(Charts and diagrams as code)
########################################

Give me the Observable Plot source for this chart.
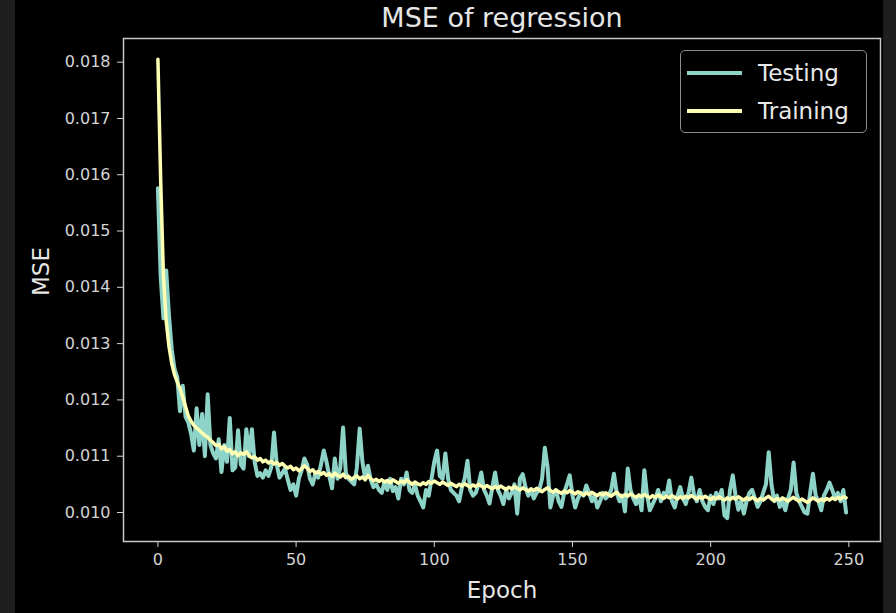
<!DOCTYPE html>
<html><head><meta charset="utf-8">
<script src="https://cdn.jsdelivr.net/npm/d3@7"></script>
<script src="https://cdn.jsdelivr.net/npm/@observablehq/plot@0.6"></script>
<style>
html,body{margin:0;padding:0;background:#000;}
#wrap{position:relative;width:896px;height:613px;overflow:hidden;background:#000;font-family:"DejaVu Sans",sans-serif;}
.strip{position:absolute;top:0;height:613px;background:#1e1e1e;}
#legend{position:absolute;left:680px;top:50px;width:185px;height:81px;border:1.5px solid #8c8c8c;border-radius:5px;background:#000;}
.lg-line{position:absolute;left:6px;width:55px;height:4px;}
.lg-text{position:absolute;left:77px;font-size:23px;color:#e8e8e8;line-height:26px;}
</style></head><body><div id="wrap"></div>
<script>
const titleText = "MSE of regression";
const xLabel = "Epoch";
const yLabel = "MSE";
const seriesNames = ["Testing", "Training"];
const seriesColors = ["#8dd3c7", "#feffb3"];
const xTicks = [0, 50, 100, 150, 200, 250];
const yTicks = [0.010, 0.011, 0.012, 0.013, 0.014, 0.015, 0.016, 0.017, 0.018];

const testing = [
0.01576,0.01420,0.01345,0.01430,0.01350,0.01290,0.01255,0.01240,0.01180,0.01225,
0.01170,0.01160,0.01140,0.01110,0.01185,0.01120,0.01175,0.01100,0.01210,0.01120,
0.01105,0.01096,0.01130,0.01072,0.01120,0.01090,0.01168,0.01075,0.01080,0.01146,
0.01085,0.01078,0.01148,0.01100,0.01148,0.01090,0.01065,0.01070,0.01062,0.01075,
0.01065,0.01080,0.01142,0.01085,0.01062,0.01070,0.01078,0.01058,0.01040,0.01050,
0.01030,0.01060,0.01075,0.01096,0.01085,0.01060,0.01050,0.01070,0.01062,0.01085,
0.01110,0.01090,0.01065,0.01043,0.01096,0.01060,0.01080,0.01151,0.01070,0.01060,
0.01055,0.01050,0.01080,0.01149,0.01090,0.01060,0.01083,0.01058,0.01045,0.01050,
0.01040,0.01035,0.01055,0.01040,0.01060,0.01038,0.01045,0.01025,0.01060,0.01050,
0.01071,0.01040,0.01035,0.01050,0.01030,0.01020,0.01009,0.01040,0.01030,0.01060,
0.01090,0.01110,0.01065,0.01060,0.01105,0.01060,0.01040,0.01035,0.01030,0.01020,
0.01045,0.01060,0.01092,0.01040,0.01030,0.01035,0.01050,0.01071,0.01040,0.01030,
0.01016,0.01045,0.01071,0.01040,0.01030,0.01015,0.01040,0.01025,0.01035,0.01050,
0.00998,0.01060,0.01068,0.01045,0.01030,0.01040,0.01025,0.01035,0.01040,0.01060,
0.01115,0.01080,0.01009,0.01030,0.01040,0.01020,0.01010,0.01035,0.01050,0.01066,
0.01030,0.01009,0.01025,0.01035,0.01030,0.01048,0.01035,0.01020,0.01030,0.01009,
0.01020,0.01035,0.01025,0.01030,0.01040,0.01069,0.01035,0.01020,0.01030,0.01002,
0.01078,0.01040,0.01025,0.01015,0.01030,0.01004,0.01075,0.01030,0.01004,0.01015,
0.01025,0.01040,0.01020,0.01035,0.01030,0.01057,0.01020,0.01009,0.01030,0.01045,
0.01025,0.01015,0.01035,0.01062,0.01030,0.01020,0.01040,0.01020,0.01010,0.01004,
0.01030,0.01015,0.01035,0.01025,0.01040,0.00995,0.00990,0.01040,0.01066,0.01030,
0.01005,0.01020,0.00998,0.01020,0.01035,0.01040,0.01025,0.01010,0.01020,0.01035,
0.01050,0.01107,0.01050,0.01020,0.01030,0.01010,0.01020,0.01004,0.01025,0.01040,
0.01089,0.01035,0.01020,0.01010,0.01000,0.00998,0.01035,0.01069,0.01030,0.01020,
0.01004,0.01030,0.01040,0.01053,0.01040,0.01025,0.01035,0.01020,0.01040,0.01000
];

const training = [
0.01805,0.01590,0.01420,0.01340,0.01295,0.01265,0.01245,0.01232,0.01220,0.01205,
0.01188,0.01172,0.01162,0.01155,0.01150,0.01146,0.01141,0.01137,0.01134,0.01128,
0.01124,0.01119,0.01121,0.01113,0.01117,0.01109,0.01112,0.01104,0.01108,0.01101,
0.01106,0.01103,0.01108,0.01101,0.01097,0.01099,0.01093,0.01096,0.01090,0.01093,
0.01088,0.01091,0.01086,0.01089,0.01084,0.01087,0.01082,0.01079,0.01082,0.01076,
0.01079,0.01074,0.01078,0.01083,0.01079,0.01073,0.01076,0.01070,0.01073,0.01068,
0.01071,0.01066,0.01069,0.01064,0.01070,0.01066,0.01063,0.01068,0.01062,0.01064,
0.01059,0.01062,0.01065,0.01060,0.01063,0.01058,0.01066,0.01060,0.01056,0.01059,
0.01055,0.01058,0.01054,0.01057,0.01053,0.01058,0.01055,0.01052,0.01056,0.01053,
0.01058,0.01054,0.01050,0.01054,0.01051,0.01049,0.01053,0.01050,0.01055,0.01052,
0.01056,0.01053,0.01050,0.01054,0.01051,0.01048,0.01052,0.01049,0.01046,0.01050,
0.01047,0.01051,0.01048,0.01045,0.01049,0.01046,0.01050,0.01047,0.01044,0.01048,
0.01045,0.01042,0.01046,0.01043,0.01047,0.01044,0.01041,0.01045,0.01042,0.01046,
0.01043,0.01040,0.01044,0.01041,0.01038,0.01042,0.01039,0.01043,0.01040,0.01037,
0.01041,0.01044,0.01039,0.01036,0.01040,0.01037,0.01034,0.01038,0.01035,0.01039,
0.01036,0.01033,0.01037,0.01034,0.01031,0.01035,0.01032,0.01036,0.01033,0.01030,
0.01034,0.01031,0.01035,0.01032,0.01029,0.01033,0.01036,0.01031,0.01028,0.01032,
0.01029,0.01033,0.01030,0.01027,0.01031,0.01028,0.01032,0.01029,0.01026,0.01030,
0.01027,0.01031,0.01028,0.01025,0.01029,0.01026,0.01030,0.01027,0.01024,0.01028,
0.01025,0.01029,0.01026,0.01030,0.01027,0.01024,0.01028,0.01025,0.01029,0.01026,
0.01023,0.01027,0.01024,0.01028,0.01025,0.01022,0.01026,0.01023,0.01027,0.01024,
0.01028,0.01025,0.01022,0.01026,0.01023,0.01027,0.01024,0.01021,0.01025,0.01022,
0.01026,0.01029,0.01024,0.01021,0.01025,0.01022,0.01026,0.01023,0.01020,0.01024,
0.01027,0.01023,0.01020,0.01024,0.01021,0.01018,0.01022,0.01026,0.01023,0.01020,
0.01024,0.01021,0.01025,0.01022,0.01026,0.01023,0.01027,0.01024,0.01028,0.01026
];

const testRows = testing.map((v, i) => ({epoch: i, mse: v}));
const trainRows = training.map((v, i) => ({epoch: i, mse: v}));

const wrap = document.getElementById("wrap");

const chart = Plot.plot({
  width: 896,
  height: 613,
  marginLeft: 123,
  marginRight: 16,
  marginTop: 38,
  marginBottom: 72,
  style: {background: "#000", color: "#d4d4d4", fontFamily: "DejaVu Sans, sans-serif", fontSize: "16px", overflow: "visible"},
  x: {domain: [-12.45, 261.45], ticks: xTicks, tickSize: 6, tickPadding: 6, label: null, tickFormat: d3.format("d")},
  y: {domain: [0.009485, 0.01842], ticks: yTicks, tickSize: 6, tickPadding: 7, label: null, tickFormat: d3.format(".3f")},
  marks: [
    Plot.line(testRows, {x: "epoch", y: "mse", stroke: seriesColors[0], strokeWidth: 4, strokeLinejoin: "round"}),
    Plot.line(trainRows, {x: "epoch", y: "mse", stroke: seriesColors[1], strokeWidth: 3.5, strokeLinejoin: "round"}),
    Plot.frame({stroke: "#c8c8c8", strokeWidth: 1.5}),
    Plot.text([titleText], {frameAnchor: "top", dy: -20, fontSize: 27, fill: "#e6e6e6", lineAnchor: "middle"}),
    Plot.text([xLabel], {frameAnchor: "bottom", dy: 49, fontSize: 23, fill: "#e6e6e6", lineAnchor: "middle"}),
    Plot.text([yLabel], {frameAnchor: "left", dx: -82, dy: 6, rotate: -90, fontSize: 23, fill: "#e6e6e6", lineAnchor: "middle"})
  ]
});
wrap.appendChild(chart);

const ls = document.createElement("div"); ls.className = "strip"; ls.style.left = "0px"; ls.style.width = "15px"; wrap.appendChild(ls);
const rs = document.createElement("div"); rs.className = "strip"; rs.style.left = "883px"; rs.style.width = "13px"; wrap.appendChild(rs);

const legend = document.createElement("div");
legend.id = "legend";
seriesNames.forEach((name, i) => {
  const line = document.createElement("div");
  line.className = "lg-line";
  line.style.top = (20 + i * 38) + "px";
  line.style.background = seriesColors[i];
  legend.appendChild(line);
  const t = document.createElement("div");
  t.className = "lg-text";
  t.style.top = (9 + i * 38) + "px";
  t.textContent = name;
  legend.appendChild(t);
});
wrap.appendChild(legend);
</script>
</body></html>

########################################

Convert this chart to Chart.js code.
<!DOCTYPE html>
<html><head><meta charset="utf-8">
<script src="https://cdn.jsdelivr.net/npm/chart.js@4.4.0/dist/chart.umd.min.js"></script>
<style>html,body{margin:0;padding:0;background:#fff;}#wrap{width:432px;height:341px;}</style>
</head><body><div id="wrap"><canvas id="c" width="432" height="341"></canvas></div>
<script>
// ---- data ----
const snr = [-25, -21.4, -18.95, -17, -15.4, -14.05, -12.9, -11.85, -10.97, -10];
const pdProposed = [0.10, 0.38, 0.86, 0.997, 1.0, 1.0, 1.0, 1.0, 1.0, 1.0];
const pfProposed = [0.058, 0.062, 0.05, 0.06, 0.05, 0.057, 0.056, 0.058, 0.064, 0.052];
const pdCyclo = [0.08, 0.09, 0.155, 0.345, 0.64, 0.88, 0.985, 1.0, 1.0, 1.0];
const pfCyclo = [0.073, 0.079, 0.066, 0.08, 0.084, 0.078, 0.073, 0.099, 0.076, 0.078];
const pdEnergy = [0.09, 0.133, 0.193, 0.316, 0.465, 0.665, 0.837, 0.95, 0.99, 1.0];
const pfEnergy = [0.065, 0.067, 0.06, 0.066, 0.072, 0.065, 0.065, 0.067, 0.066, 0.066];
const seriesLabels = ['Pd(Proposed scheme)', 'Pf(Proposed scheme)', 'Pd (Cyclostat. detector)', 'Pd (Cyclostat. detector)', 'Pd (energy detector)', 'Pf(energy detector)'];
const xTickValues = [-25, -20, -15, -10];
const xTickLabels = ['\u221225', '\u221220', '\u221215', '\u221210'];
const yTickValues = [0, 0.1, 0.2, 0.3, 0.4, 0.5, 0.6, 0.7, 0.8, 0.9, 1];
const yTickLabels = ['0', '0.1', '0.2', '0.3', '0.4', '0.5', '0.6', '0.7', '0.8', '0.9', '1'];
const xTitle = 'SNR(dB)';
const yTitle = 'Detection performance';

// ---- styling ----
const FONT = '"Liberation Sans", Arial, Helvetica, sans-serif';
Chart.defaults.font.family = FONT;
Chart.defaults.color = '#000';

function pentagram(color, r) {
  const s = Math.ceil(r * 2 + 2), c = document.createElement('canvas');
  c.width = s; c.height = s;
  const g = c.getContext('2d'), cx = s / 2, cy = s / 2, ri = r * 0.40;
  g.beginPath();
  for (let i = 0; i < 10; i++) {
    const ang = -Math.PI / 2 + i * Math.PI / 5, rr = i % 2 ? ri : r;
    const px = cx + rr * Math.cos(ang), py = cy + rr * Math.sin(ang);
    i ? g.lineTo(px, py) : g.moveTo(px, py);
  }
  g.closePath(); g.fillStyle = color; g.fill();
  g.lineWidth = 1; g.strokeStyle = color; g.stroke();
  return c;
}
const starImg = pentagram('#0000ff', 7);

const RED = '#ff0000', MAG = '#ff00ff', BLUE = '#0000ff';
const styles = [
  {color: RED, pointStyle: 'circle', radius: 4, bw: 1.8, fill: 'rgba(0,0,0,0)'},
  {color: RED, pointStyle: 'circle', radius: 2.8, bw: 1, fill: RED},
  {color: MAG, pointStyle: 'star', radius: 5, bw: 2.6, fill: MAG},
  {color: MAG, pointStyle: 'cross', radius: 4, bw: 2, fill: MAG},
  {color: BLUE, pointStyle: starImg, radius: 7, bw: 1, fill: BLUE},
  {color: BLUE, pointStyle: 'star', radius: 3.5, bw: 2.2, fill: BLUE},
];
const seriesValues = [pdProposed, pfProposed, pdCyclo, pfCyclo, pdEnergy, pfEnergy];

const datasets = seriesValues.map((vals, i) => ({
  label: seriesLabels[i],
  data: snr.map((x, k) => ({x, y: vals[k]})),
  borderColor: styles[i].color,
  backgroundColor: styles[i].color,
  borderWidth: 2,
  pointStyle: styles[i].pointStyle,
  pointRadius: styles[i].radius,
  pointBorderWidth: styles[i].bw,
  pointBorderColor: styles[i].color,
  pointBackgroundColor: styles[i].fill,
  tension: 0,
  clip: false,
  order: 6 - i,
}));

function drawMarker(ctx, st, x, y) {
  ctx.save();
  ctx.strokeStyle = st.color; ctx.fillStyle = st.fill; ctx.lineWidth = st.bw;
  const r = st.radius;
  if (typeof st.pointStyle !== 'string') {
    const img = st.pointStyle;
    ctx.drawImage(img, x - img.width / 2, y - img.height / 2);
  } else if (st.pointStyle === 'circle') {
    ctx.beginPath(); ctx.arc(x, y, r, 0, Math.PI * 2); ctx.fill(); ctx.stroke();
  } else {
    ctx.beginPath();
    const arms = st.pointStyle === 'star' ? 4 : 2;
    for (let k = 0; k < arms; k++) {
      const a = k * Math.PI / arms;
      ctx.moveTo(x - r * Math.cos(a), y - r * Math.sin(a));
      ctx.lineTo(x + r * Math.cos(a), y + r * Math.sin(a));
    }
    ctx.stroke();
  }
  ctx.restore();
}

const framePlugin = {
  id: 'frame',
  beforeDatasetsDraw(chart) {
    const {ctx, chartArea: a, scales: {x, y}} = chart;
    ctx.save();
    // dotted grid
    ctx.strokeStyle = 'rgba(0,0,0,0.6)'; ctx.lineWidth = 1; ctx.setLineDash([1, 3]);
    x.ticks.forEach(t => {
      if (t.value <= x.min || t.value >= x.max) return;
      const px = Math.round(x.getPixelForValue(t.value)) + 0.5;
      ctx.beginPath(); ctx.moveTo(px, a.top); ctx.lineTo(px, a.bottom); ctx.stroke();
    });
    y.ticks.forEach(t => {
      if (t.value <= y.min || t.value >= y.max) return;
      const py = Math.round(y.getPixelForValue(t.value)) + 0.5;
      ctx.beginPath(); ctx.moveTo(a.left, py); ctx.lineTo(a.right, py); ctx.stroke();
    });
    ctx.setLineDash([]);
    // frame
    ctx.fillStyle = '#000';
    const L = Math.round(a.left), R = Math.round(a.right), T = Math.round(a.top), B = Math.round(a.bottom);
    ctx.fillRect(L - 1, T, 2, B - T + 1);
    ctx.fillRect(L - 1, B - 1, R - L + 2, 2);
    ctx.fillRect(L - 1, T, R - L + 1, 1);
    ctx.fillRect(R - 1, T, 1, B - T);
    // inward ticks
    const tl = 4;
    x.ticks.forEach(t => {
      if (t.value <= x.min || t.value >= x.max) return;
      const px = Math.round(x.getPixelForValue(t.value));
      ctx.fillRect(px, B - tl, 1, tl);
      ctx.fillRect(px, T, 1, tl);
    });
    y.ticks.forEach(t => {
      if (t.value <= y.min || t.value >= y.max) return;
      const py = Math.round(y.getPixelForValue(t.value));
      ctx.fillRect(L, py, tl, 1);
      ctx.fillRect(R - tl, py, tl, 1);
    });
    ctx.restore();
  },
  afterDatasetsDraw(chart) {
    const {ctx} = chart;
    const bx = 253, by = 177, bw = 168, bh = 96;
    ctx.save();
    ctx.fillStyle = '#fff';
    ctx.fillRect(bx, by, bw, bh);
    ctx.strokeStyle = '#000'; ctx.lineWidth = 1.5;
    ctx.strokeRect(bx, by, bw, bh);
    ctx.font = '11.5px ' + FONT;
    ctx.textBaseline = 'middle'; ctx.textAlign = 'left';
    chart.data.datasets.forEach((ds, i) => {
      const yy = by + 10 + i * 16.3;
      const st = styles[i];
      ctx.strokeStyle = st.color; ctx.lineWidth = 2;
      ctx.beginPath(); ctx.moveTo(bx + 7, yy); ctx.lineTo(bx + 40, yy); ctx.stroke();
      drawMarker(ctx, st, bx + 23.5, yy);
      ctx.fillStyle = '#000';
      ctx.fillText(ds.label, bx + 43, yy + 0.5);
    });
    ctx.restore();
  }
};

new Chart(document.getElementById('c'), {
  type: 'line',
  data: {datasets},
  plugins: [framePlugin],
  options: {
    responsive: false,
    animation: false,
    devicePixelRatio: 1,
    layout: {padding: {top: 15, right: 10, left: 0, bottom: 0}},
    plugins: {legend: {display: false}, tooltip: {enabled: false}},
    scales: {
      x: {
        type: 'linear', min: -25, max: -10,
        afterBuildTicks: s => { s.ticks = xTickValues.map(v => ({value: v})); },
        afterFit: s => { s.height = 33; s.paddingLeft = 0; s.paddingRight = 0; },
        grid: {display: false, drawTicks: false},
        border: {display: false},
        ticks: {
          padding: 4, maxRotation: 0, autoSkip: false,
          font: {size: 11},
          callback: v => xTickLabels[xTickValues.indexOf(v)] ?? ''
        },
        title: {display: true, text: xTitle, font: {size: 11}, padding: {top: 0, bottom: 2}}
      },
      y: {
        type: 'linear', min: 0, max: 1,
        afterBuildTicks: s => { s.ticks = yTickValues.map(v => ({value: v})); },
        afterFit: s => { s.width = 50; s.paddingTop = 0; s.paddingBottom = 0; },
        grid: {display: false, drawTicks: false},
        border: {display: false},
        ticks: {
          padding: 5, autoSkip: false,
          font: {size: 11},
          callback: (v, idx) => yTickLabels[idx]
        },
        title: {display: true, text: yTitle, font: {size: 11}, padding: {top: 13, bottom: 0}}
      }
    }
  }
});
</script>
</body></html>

########################################

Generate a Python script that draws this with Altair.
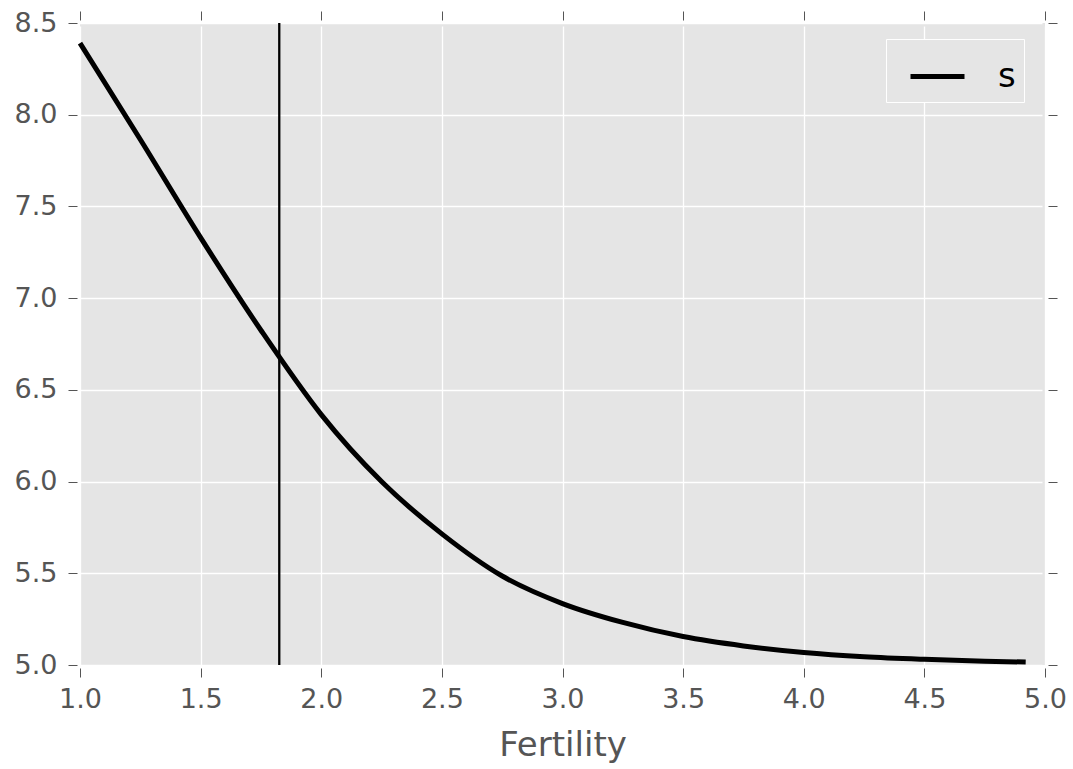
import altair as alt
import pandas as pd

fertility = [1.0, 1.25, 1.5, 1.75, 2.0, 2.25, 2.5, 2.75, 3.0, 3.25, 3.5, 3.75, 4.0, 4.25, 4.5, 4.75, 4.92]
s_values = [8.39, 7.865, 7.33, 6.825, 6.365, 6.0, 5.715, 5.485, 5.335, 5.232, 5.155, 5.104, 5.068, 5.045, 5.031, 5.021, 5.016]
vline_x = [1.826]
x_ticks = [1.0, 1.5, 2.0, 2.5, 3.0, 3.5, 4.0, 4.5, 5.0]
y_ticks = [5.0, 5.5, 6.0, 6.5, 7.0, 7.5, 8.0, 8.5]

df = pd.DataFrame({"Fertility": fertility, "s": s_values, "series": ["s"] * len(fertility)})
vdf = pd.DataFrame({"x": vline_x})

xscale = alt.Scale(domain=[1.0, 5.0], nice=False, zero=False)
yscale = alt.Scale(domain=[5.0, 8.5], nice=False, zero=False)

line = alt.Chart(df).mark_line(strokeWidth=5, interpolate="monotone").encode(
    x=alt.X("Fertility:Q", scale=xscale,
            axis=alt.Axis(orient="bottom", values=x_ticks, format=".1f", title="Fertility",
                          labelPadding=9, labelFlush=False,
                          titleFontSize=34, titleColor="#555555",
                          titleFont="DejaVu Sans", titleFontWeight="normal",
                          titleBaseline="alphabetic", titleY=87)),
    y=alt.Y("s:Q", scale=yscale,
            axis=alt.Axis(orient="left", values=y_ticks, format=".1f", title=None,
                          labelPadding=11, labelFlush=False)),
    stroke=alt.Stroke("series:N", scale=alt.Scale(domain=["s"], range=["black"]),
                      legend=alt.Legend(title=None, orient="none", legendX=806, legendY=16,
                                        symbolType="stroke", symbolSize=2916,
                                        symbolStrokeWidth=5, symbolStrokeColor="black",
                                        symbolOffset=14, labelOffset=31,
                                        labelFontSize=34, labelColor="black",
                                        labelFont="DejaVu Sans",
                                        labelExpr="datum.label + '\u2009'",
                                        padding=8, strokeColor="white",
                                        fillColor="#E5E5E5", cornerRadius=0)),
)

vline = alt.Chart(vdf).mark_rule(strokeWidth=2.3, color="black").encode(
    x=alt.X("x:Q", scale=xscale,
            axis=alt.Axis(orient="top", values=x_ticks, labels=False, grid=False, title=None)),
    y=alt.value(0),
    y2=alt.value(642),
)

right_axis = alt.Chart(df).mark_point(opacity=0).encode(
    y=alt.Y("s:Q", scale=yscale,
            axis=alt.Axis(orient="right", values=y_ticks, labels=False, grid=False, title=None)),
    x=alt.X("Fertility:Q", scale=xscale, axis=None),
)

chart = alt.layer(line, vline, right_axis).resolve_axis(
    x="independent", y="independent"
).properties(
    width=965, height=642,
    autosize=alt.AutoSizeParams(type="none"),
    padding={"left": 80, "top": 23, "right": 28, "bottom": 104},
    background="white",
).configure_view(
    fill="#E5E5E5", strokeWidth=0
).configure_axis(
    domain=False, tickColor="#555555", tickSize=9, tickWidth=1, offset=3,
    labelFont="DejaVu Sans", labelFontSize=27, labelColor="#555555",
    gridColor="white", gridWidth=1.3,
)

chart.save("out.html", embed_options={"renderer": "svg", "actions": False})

########################################

**What you have to do:** Repeat exactly the part that opens with the line containing "Generate a Python" and closes with the line containing "import pandas as pd". Include both end lines, and drop the pictures.

**In response:**
Generate a Python script that draws this with Altair.
import altair as alt
import pandas as pd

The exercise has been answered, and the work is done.